Quote verbatim the span of lines that begins the listing below and closes with the line containing "ErrorBar, ReferenceLine, Legend".

= = = = = = =

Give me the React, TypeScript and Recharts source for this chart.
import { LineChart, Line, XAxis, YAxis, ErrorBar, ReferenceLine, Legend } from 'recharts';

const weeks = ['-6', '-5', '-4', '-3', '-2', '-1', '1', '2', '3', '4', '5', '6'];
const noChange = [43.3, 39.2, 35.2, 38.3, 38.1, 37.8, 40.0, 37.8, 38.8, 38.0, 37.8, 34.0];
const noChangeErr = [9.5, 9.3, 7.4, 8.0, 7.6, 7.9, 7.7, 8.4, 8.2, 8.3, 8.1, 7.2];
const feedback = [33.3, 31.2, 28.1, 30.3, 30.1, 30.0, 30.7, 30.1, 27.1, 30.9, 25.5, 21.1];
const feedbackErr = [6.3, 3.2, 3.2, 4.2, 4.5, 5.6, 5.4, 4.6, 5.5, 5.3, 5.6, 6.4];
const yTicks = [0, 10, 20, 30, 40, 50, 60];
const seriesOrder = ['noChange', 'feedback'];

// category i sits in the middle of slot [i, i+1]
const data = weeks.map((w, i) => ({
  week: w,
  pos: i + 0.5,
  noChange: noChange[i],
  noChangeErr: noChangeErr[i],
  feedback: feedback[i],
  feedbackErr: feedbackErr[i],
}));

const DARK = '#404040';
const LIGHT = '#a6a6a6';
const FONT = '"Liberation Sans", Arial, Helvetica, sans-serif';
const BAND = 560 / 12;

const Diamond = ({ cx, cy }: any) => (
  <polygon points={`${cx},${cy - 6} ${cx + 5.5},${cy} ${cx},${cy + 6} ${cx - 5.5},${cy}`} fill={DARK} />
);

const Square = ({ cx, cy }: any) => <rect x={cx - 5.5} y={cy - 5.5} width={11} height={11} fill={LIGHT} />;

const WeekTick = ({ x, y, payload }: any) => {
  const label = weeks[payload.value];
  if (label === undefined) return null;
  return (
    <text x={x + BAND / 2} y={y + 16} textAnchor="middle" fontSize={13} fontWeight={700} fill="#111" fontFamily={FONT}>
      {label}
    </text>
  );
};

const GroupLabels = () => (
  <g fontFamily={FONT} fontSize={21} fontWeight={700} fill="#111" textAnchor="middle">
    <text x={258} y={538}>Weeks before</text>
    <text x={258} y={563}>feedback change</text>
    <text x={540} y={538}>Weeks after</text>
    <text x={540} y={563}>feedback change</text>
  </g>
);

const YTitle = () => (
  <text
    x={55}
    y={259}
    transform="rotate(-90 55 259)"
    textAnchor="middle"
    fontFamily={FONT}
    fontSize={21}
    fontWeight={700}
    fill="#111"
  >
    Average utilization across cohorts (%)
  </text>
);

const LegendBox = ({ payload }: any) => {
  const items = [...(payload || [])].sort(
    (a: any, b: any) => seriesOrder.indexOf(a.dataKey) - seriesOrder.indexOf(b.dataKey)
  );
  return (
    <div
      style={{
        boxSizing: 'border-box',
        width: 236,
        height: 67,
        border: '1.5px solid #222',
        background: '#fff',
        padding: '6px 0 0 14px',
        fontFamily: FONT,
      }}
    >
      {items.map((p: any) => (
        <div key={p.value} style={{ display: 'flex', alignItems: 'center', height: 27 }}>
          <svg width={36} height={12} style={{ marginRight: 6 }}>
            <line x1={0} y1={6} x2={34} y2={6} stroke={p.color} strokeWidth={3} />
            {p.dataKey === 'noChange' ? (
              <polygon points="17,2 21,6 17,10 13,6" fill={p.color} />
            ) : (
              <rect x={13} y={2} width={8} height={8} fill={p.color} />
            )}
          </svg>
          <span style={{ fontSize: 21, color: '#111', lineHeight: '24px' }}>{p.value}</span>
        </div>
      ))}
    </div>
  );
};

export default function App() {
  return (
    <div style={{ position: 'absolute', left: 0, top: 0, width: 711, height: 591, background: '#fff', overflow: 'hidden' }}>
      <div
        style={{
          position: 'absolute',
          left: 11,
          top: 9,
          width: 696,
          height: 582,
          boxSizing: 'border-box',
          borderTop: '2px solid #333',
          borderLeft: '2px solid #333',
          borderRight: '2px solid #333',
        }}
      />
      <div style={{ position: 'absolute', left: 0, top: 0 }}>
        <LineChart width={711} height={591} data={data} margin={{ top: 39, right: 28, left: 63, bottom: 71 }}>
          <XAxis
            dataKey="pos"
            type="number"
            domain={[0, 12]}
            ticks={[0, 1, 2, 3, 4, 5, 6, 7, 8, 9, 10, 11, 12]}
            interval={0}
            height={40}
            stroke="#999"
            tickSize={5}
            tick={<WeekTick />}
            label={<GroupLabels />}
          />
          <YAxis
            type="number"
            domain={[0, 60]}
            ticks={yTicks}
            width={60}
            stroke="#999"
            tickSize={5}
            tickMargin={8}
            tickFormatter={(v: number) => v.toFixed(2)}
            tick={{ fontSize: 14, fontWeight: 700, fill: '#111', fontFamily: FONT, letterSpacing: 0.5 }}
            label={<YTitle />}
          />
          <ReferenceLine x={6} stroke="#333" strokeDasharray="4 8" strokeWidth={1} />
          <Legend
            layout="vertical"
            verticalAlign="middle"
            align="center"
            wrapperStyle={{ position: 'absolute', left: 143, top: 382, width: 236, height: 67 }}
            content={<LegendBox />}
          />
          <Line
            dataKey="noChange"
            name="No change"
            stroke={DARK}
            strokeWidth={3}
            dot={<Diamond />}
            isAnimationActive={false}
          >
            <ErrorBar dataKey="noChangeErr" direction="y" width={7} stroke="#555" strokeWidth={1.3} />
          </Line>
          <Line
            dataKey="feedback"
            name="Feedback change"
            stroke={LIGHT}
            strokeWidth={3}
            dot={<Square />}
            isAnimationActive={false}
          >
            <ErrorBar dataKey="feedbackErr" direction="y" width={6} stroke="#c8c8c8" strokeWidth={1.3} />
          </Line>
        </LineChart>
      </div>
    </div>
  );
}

= = = = = = =

Response
Give me the React, TypeScript and Recharts source for this chart.
import { LineChart, Line, XAxis, YAxis, ErrorBar, ReferenceLine, Legend } from 'recharts';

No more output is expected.